— begin RECORDED DATA —
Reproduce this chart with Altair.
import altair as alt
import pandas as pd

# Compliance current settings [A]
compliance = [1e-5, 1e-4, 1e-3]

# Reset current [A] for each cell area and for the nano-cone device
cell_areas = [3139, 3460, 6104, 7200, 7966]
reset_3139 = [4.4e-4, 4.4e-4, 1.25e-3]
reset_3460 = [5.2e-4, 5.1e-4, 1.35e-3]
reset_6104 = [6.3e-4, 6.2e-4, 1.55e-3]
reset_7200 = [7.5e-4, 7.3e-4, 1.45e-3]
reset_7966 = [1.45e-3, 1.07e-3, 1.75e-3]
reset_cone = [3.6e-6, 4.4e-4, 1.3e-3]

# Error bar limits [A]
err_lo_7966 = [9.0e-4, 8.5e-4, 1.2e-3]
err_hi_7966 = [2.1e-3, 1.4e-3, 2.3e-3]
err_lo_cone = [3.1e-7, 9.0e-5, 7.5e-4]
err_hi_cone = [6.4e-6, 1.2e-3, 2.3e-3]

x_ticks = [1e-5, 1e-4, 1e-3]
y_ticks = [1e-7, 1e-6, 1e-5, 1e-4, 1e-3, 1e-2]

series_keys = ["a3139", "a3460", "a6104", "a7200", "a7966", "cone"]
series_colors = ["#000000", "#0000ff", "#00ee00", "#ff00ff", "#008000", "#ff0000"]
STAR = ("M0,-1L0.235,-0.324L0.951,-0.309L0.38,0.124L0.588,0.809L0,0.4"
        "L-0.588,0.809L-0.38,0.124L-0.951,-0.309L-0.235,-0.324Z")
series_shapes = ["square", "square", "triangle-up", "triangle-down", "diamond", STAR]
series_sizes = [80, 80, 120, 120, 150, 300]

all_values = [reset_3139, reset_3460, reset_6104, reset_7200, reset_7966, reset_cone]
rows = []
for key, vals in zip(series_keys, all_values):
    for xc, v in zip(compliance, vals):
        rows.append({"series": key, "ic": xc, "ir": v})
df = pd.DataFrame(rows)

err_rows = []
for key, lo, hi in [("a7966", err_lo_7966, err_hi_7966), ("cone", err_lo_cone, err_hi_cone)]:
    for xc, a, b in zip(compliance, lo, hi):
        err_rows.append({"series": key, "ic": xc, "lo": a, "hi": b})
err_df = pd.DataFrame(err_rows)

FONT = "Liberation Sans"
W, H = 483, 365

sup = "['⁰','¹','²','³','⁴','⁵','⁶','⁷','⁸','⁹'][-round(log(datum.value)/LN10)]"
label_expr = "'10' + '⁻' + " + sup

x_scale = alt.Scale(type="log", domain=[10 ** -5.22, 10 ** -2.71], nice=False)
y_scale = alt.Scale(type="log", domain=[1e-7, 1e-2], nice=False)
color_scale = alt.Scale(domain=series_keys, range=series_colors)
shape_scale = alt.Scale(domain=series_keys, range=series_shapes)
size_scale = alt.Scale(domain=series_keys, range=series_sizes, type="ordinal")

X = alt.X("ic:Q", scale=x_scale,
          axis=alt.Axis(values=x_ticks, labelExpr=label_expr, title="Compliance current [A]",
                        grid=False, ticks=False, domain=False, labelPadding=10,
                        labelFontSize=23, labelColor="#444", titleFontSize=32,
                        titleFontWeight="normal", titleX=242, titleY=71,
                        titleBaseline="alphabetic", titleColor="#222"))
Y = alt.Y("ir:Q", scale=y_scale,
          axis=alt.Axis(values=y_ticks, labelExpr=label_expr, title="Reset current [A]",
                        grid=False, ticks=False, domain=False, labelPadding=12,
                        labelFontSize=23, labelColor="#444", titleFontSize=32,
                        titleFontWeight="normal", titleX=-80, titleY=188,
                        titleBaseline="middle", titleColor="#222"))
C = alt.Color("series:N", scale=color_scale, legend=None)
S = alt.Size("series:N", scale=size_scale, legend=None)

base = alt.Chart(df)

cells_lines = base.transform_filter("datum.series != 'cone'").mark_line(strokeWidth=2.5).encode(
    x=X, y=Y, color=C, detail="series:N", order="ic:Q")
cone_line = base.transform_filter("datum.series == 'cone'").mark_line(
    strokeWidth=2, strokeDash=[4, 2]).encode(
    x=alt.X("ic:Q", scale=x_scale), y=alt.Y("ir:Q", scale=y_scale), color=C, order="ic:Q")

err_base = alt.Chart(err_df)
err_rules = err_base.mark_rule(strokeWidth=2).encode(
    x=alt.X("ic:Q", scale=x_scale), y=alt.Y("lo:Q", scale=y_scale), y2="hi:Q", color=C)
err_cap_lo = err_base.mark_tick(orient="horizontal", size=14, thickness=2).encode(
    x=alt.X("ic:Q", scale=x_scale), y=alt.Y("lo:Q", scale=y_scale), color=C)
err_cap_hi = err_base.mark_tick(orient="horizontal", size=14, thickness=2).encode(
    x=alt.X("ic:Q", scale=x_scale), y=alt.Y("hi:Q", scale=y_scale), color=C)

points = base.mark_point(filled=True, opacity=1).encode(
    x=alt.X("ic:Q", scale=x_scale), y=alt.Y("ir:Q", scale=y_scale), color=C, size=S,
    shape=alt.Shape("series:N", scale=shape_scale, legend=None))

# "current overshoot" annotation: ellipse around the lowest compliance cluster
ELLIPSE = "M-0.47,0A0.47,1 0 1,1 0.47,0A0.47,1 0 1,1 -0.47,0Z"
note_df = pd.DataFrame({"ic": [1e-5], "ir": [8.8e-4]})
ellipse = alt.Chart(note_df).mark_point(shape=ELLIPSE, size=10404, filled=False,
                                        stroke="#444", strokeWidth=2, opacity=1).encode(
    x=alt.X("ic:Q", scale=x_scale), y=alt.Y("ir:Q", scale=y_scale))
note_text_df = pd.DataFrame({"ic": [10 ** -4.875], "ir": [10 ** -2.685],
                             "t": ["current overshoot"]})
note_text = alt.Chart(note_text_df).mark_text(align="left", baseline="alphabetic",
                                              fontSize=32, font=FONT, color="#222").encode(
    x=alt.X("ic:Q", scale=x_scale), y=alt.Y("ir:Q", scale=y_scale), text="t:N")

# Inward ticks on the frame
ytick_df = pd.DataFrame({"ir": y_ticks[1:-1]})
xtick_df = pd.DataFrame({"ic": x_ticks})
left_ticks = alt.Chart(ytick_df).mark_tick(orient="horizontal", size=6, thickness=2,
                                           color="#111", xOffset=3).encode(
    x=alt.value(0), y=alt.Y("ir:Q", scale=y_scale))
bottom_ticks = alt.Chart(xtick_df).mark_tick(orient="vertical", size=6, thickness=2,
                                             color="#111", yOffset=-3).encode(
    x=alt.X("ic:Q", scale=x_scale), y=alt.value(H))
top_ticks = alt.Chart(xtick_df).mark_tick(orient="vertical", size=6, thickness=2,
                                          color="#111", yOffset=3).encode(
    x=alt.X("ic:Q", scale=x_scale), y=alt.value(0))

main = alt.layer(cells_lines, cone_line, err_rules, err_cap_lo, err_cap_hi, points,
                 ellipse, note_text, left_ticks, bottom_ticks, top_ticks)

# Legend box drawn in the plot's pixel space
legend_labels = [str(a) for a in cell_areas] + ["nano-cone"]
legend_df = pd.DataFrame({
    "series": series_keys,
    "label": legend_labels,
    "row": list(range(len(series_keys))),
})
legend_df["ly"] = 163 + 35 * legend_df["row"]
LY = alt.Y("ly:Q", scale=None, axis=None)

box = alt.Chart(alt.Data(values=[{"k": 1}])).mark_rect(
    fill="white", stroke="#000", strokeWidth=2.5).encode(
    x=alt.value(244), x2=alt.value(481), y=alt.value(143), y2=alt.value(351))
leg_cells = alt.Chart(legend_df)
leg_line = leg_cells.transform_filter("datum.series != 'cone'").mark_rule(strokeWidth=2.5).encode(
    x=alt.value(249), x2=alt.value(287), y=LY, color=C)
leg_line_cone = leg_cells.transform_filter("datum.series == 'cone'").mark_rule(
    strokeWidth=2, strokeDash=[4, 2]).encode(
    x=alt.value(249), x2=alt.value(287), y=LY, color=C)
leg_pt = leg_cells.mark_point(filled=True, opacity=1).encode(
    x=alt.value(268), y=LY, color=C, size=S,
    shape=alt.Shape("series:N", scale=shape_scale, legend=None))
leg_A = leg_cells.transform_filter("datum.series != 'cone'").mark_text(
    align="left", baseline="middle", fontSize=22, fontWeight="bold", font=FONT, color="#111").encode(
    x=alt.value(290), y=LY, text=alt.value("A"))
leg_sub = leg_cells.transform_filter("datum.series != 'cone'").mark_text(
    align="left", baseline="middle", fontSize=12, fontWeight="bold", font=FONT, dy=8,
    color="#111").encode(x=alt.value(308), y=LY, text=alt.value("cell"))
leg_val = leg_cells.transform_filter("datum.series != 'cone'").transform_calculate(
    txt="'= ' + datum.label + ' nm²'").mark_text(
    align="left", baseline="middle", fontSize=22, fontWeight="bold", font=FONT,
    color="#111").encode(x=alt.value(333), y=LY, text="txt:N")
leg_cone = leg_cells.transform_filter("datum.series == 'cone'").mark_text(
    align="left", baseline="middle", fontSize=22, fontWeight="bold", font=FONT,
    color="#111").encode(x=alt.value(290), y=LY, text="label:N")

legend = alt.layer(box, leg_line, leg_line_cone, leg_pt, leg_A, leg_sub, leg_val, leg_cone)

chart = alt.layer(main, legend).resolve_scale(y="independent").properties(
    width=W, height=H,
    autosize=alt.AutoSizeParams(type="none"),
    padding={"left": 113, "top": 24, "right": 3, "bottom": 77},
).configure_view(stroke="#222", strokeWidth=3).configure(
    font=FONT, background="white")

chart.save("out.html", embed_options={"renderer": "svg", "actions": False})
— end RECORDED DATA —
→ WHAT TO PRODUCE
Repeat, word for word, the lines from the opening of the material through the line containing "series_sizes = [80, 80, 120, 120, 150, 300]".

→ RESULT OF THE EXERCISE
Reproduce this chart with Altair.
import altair as alt
import pandas as pd

# Compliance current settings [A]
compliance = [1e-5, 1e-4, 1e-3]

# Reset current [A] for each cell area and for the nano-cone device
cell_areas = [3139, 3460, 6104, 7200, 7966]
reset_3139 = [4.4e-4, 4.4e-4, 1.25e-3]
reset_3460 = [5.2e-4, 5.1e-4, 1.35e-3]
reset_6104 = [6.3e-4, 6.2e-4, 1.55e-3]
reset_7200 = [7.5e-4, 7.3e-4, 1.45e-3]
reset_7966 = [1.45e-3, 1.07e-3, 1.75e-3]
reset_cone = [3.6e-6, 4.4e-4, 1.3e-3]

# Error bar limits [A]
err_lo_7966 = [9.0e-4, 8.5e-4, 1.2e-3]
err_hi_7966 = [2.1e-3, 1.4e-3, 2.3e-3]
err_lo_cone = [3.1e-7, 9.0e-5, 7.5e-4]
err_hi_cone = [6.4e-6, 1.2e-3, 2.3e-3]

x_ticks = [1e-5, 1e-4, 1e-3]
y_ticks = [1e-7, 1e-6, 1e-5, 1e-4, 1e-3, 1e-2]

series_keys = ["a3139", "a3460", "a6104", "a7200", "a7966", "cone"]
series_colors = ["#000000", "#0000ff", "#00ee00", "#ff00ff", "#008000", "#ff0000"]
STAR = ("M0,-1L0.235,-0.324L0.951,-0.309L0.38,0.124L0.588,0.809L0,0.4"
        "L-0.588,0.809L-0.38,0.124L-0.951,-0.309L-0.235,-0.324Z")
series_shapes = ["square", "square", "triangle-up", "triangle-down", "diamond", STAR]
series_sizes = [80, 80, 120, 120, 150, 300]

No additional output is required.